While Cooper, Claire, and Bridget’s drugs of choice are blatantly stated in the novel, whether they be risky horse riding or card games, Anna’s vice isn’t as simple to define. However, Anna’s passion for archiving, her penchant for mining literature and rampant escapism, qualifies her as an addict of art. Further, Anna’s dependency on art as a place to “save” herself with the protection of a “third-person narrator”(142) both defines and necessitates her estrangement. In Coop’s case, in fact, the dependency on addiction itself is essential. It is only Cooper’s attempt to walk away from the card game, and from Bridget, that evokes the loss of his memory and results in his symbolic death. “Obsession, so finely tuned, is misplaced with this dramatic loss of autobiography” (153), and thus Anna, Coop, and Claire, whose autobiographies are composed of fragments knotted together, disappear from the novel.

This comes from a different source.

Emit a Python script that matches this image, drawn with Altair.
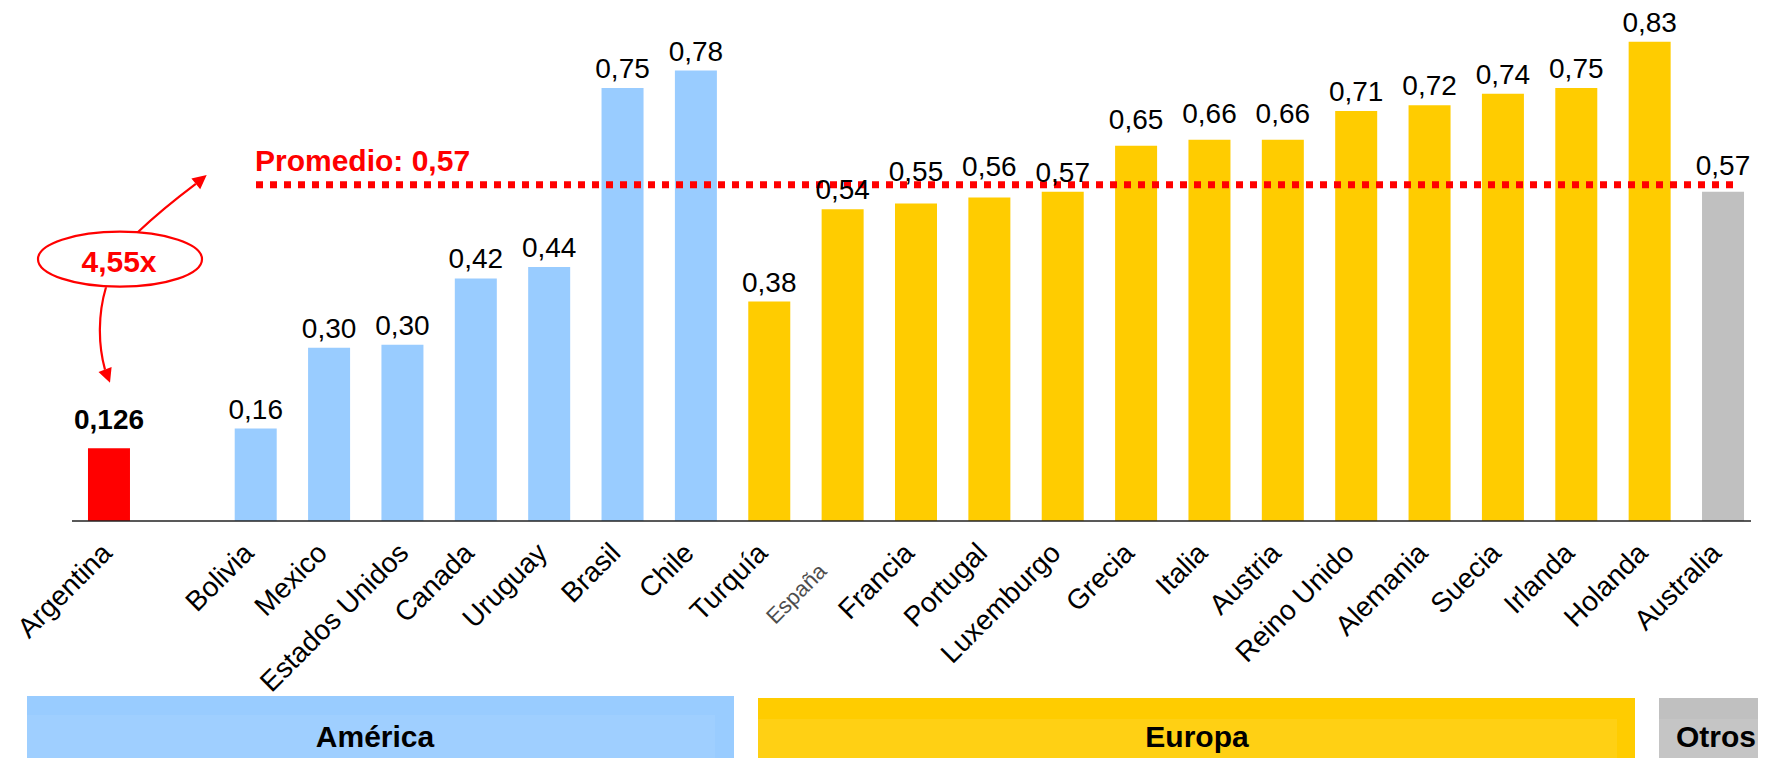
import altair as alt
import pandas as pd

# ---------------- data ----------------
countries = ["Argentina", "Bolivia", "Mexico", "Estados Unidos", "Canada", "Uruguay", "Brasil", "Chile",
             "Turquía", "España", "Francia", "Portugal", "Luxemburgo", "Grecia", "Italia", "Austria",
             "Reino Unido", "Alemania", "Suecia", "Irlanda", "Holanda", "Australia"]
values = [0.126, 0.16, 0.30, 0.305, 0.42, 0.44, 0.75, 0.78,
          0.38, 0.54, 0.55, 0.56, 0.57, 0.65, 0.66, 0.66,
          0.71, 0.72, 0.74, 0.75, 0.83, 0.57]
value_labels = ["0,126", "0,16", "0,30", "0,30", "0,42", "0,44", "0,75", "0,78",
                "0,38", "0,54", "0,55", "0,56", "0,57", "0,65", "0,66", "0,66",
                "0,71", "0,72", "0,74", "0,75", "0,83", "0,57"]
regions = ["Argentina"] + ["América"] * 7 + ["Europa"] * 13 + ["Otros"]
region_names = ["América", "Europa", "Otros"]
promedio = 0.57
promedio_label = "Promedio: 0,57"
ratio_label = "4,55x"

# ---------------- layout / style ----------------
FONT = "Liberation Sans"
W, H = 1750, 750
BASE_Y = 513
PX_PER_UNIT = 577.5
x_domain = ["Argentina", " "] + countries[1:]

df = pd.DataFrame({"pais": countries, "valor": values, "etiqueta": value_labels, "region": regions})
one = pd.DataFrame({"k": [0]})

xscale = alt.Scale(domain=x_domain, range=[64.3, 1751.7], paddingInner=0.4275, paddingOuter=0.21375)
yscale = alt.Scale(domain=[0, BASE_Y / PX_PER_UNIT], range=[BASE_Y, 0], nice=False, zero=True)
X = alt.X("pais:N", scale=xscale, axis=None)
Y = alt.Y("valor:Q", scale=yscale, axis=None)

color = alt.Color("region:N", legend=None,
                  scale=alt.Scale(domain=["Argentina", "América", "Europa", "Otros"],
                                  range=["#FF0000", "#99CCFF", "#FFCC00", "#C0C0C0"]))

bars = alt.Chart(df).mark_bar().encode(x=X, y=Y, color=color)

lift_groups = [
    (["Argentina"], 19, "bold"),
    (["Grecia", "Italia", "Austria", "Australia"], 17, "normal"),
    (["Francia", "Portugal"], 22, "normal"),
]
special = [c for g in lift_groups for c in g[0]]
label_layers = []
for names, lift, weight in lift_groups:
    label_layers.append(
        alt.Chart(df).transform_filter(alt.FieldOneOfPredicate(field="pais", oneOf=names))
        .mark_text(dy=-lift, baseline="alphabetic", fontSize=28, font=FONT, fontWeight=weight, color="black")
        .encode(x=X, y=Y, text="etiqueta:N"))
label_layers.append(
    alt.Chart(df).transform_filter(~alt.FieldOneOfPredicate(field="pais", oneOf=special))
    .mark_text(dy=-10, baseline="alphabetic", fontSize=28, font=FONT, color="black")
    .encode(x=X, y=Y, text="etiqueta:N"))

# tick-label horizontal nudges (px)
label_shift_groups = [
    (["Argentina"], -1),
    (["Estados Unidos"], 2),
]
shifted = [c for g in label_shift_groups for c in g[0]] + ["España"]
xlabel_layers = [
    alt.Chart(df).transform_filter(~alt.FieldOneOfPredicate(field="pais", oneOf=shifted))
    .mark_text(angle=315, align="right", baseline="middle", fontSize=28, font=FONT, color="black",
               xOffset=-6)
    .encode(x=X, y=alt.value(541), text="pais:N")
]
for names, off in label_shift_groups:
    xlabel_layers.append(
        alt.Chart(df).transform_filter(alt.FieldOneOfPredicate(field="pais", oneOf=names))
        .mark_text(angle=315, align="right", baseline="middle", fontSize=28, font=FONT, color="black",
                   xOffset=off)
        .encode(x=X, y=alt.value(541), text="pais:N"))
espana = (alt.Chart(df).transform_filter(alt.datum.pais == "España")
          .mark_text(angle=315, align="center", baseline="middle", fontSize=22, font=FONT,
                     color="#111111", opacity=0.75, xOffset=-46)
          .encode(x=X, y=alt.value(586), text="pais:N"))

baseline = (alt.Chart(pd.DataFrame({"v": [0.0]})).mark_rule(color="#222222", strokeWidth=1.5)
            .encode(y=alt.Y("v:Q", scale=yscale, axis=None), x=alt.value(64), x2=alt.value(1743)))

avg_df = pd.DataFrame({"v": [promedio], "t": [promedio_label]})
avg_rule = (alt.Chart(avg_df).mark_rule(color="#FF0000", strokeWidth=7, strokeDash=[7, 7], yOffset=-7)
            .encode(y=alt.Y("v:Q", scale=yscale, axis=None), x=alt.value(248), x2=alt.value(1729)))
avg_text = (alt.Chart(avg_df).mark_text(align="left", baseline="alphabetic", dy=-21, fontSize=30,
                                        fontWeight="bold", font=FONT, color="#FF0000")
            .encode(y=alt.Y("v:Q", scale=yscale, axis=None), x=alt.value(247), text="t:N"))

# annotation: ellipse + curved arrows (path offsets around the ellipse centre)
outline_path = ("M -82 0 C -82 -15.2 -45.3 -27.5 0 -27.5 C 45.3 -27.5 82 -15.2 82 0 "
                "C 82 15.2 45.3 27.5 0 27.5 C -45.3 27.5 -82 15.2 -82 0 Z "
                "M 18.3 -27.5 Q 42 -50 75.8 -75.4 "
                "M -14 28.1 C -22 55 -22 85 -15 110.4")
head_path = ("M 86.7 -84.2 L 80.2 -70 L 71.4 -80.8 Z "
             "M -10 123.5 L -8.4 107.9 L -21.5 112.9 Z")
ellipse = (alt.Chart(one).mark_point(shape=outline_path, size=4, filled=False, color="#FF0000",
                                     strokeWidth=2.2, opacity=1)
           .encode(x=alt.value(112), y=alt.value(251.2)))
heads = (alt.Chart(one).mark_point(shape=head_path, size=4, filled=True, color="#FF0000",
                                   strokeWidth=0, opacity=1)
         .encode(x=alt.value(112), y=alt.value(251.2)))
ratio_text = (alt.Chart(one).mark_text(text=ratio_label, align="center", baseline="alphabetic", fontSize=30,
                                       fontWeight="bold", font=FONT, color="#FF0000")
              .encode(x=alt.value(111), y=alt.value(263.7)))

# region panels
panel_style = {
    "América": dict(x=19, x2=726, y=688, tx2=707, ty=707, base="#99CCFF", tex="#9FCFFF", label_x=367),
    "Europa": dict(x=750, x2=1627, y=690, tx2=1609, ty=711, base="#FFCC00", tex="#FFD014", label_x=1189),
    "Otros": dict(x=1651, x2=1760, y=690, tx2=1760, ty=711, base="#C0C0C0", tex="#C5C5C5", label_x=1708),
}
panel_layers = []
for name in region_names:
    s = panel_style[name]
    panel_layers.append(alt.Chart(one).mark_rect(color=s["base"]).encode(
        x=alt.value(s["x"]), x2=alt.value(s["x2"]), y=alt.value(s["y"]), y2=alt.value(H)))
    panel_layers.append(alt.Chart(one).mark_rect(color=s["tex"]).encode(
        x=alt.value(s["x"]), x2=alt.value(s["tx2"]), y=alt.value(s["ty"]), y2=alt.value(H)))
    panel_layers.append(alt.Chart(one).mark_text(text=name, align="center", baseline="alphabetic",
                                                 fontSize=30, fontWeight="bold", font=FONT, color="black")
                        .encode(x=alt.value(s["label_x"]), y=alt.value(739)))

chart = alt.layer(
    *panel_layers, bars, baseline, avg_rule, avg_text, *label_layers, *xlabel_layers, espana,
    ellipse, heads, ratio_text
).properties(
    width=W, height=H, autosize=alt.AutoSizeParams(type="none"), padding=0
).configure_view(stroke=None)

chart.save("out.html", embed_options={"renderer": "svg", "actions": False})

Consequently, the characters in the novel only attract other alienated characters, and insist on their fragmentation. In other words, the interpersonal communication is lost without the presence of an addiction external to the intimacy. For instance, Cooper admits that “had [Bridget] not been an addict, if she had not been one whose life seemed engaged with many others… he probably would have avoided her” (115-6). Similarly, Anna and Rafael are strangers to one another just as Roman and Marie-Neige pose as siblings and become “anonymous to each other” (216). Lucien Segura, as Anna’s analog, is also an addict of stories, of a “life imagined” rather than a “life lived”. His is an obsession with romances, with stories that, like the ones he and Marie-Neige read together, are “stuffed with unbearable love” (201). Love, in the novel, cannot exist independently of alienation, estrangement, and intimacy occasioned by the sacrifice of the individual to a greater passion.
The person formerly known as Anna writes of Divisadero, “it might derive from the word divisor, meaning ‘to gaze at something from a distance’” (142). The characters in the novel are only capable of intimacy through the lens of the addict, only able to connect to each other if they are gazing askance, “from a distance”. It cannot be seen head on, and never fully. Their personal addictions not only serve to individualize them, but to bind them together, so that they become the “spiraling among a handful of strangers [that] tangles into a story” (137).